Wake’s Interim Superintendent Dr. Randy Bridges says, unfortunately, it’s a nationwide problem.
“If it was just isolated to Wake County Public Schools, I probably would be concerned, but it’s not,” said Bridges.
The newly formed Coalition for Safer Schools is banding together law enforcement and school administrators. They’ll try to deter kids from making bogus claims.
“The only way to do that is to bring in all of our assets. All of our supervisors throughout the county and to team up with Wake County Public Schools,” said Coalition for Safer Schools Wake Co-Chair Tom Brienzi. “Most children don’t realize that these are crimes and the magnitude of what they’re doing.”
There have been some real scares.
A juvenile was arrested this past February at Millbrook Highs School after bringing a powerful weapon on campus.

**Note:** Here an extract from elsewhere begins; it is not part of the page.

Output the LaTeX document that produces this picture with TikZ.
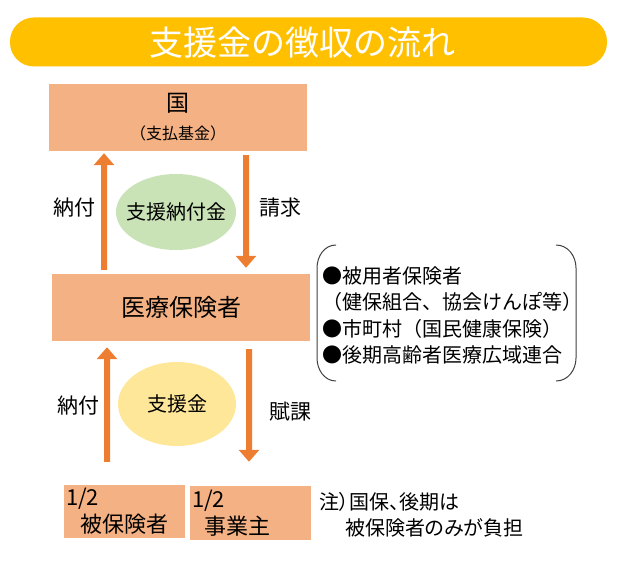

“There’s a problem that a kid got into a basketball event with an AR-15. How do you do that?” parent John Rainey said after the incident.
There is now a new bag policy for Millbrook athletic events. Students and attendees are banned from bringing things like backpacks, belt or duffle bags to sporting events.
Other school districts have taken steps to try and curtail incidents.
Granville County began rotating metal detectors last spring because of the rising number of threats and guns found on campus.
ABC11 asked Wake if the district would consider taking the same measures.
“We’re not prepared to talk about those right now,” said WCPSS Security Senior Director Kendrick Scott.
Law enforcement says one of their biggest hurdles is social media.
Leaders are pleading with parents to monitor accounts and also warning that juvenile petitions can be taken out against their children.
“We’ve taken out a number of petitions, in teen court or deferrals programs, for threats towards the schools,” said Bowers. “They do stuff and they don’t realize the consequences, the amount of resources, the amount of money is spent on those lockdowns and the fear that it instills in the parents and the community.”
We don’t have an exact number of how many code red lockdowns there were last year in Wake. ABC11 requested that information. A district spokesperson says leaders are not tracking the frequency of these incidents.